▸ DATA EXTRACT
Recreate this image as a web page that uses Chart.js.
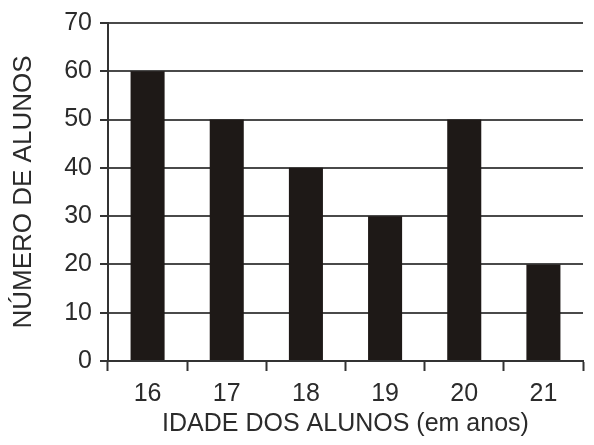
<!doctype html>
<html>
<head>
	<title>Número de alunos por idade</title>
	<script src="https://cdn.jsdelivr.net/npm/chart.js@4/dist/chart.umd.min.js"></script>
	<style>
		html, body { margin: 0; padding: 0; background: #fff; }
		#holder { width: 594px; height: 445px; }
	</style>
</head>
<body>
	<div id="holder">
		<canvas id="chart-area" width="594" height="445"></canvas>
	</div>
	<script>
		const idades = ['16', '17', '18', '19', '20', '21'];
		const alunos = [60, 50, 40, 30, 50, 20];
		const yTicks = [0, 10, 20, 30, 40, 50, 60, 70];

		const textColor = '#2b2b2b';
		const fontFamily = '"Liberation Sans", Arial, sans-serif';

		const ctx2d = document.getElementById('chart-area').getContext('2d');
		window.myBar = new Chart(ctx2d, {
			type: 'bar',
			data: {
				labels: idades,
				datasets: [{
					data: alunos,
					backgroundColor: '#1e1917',
					borderWidth: 0,
					barPercentage: 0.43,
					categoryPercentage: 1
				}]
			},
			options: {
				responsive: false,
				animation: false,
				layout: {
					padding: { top: 19, right: 11, bottom: 0, left: 0 }
				},
				plugins: {
					legend: { display: false },
					tooltip: { enabled: false }
				},
				scales: {
					x: {
						offset: true,
						afterFit(scale) {
							scale.height = 84;
						},
						grid: {
							offset: true,
							drawOnChartArea: false,
							drawTicks: true,
							tickLength: 10,
							tickWidth: 2,
							tickColor: '#333'
						},
						border: { color: '#333', width: 2 },
						ticks: {
							color: textColor,
							padding: 8,
							font: { family: fontFamily, size: 25 }
						},
						title: {
							display: true,
							text: 'IDADE DOS ALUNOS (em anos)',
							color: textColor,
							padding: { top: 0, bottom: 6 },
							font: { family: fontFamily, size: 25 }
						}
					},
					y: {
						min: 0,
						max: 70,
						afterBuildTicks(scale) {
							scale.ticks = yTicks.map(v => ({ value: v }));
						},
						afterFit(scale) {
							scale.width = 108;
						},
						grid: {
							color: '#4a4a4a',
							lineWidth: 2,
							tickLength: 8,
							tickColor: '#333'
						},
						border: { color: '#333', width: 2 },
						ticks: {
							color: textColor,
							padding: 8,
							font: { family: fontFamily, size: 25 }
						},
						title: {
							display: true,
							text: 'NÚMERO DE ALUNOS',
							color: textColor,
							padding: { top: 8, bottom: 0 },
							font: { family: fontFamily, size: 26 }
						}
					}
				}
			}
		});
	</script>
</body>
</html>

▸ TASK INSTRUCTIONS
Output an exact copy of the material, with the pictures removed.

▸ EXERCISE RESPONSE
Recreate this image as a web page that uses Chart.js.
<!doctype html>
<html>
<head>
	<title>Número de alunos por idade</title>
	<script src="https://cdn.jsdelivr.net/npm/chart.js@4/dist/chart.umd.min.js"></script>
	<style>
		html, body { margin: 0; padding: 0; background: #fff; }
		#holder { width: 594px; height: 445px; }
	</style>
</head>
<body>
	<div id="holder">
		<canvas id="chart-area" width="594" height="445"></canvas>
	</div>
	<script>
		const idades = ['16', '17', '18', '19', '20', '21'];
		const alunos = [60, 50, 40, 30, 50, 20];
		const yTicks = [0, 10, 20, 30, 40, 50, 60, 70];

		const textColor = '#2b2b2b';
		const fontFamily = '"Liberation Sans", Arial, sans-serif';

		const ctx2d = document.getElementById('chart-area').getContext('2d');
		window.myBar = new Chart(ctx2d, {
			type: 'bar',
			data: {
				labels: idades,
				datasets: [{
					data: alunos,
					backgroundColor: '#1e1917',
					borderWidth: 0,
					barPercentage: 0.43,
					categoryPercentage: 1
				}]
			},
			options: {
				responsive: false,
				animation: false,
				layout: {
					padding: { top: 19, right: 11, bottom: 0, left: 0 }
				},
				plugins: {
					legend: { display: false },
					tooltip: { enabled: false }
				},
				scales: {
					x: {
						offset: true,
						afterFit(scale) {
							scale.height = 84;
						},
						grid: {
							offset: true,
							drawOnChartArea: false,
							drawTicks: true,
							tickLength: 10,
							tickWidth: 2,
							tickColor: '#333'
						},
						border: { color: '#333', width: 2 },
						ticks: {
							color: textColor,
							padding: 8,
							font: { family: fontFamily, size: 25 }
						},
						title: {
							display: true,
							text: 'IDADE DOS ALUNOS (em anos)',
							color: textColor,
							padding: { top: 0, bottom: 6 },
							font: { family: fontFamily, size: 25 }
						}
					},
					y: {
						min: 0,
						max: 70,
						afterBuildTicks(scale) {
							scale.ticks = yTicks.map(v => ({ value: v }));
						},
						afterFit(scale) {
							scale.width = 108;
						},
						grid: {
							color: '#4a4a4a',
							lineWidth: 2,
							tickLength: 8,
							tickColor: '#333'
						},
						border: { color: '#333', width: 2 },
						ticks: {
							color: textColor,
							padding: 8,
							font: { family: fontFamily, size: 25 }
						},
						title: {
							display: true,
							text: 'NÚMERO DE ALUNOS',
							color: textColor,
							padding: { top: 8, bottom: 0 },
							font: { family: fontFamily, size: 26 }
						}
					}
				}
			}
		});
	</script>
</body>
</html>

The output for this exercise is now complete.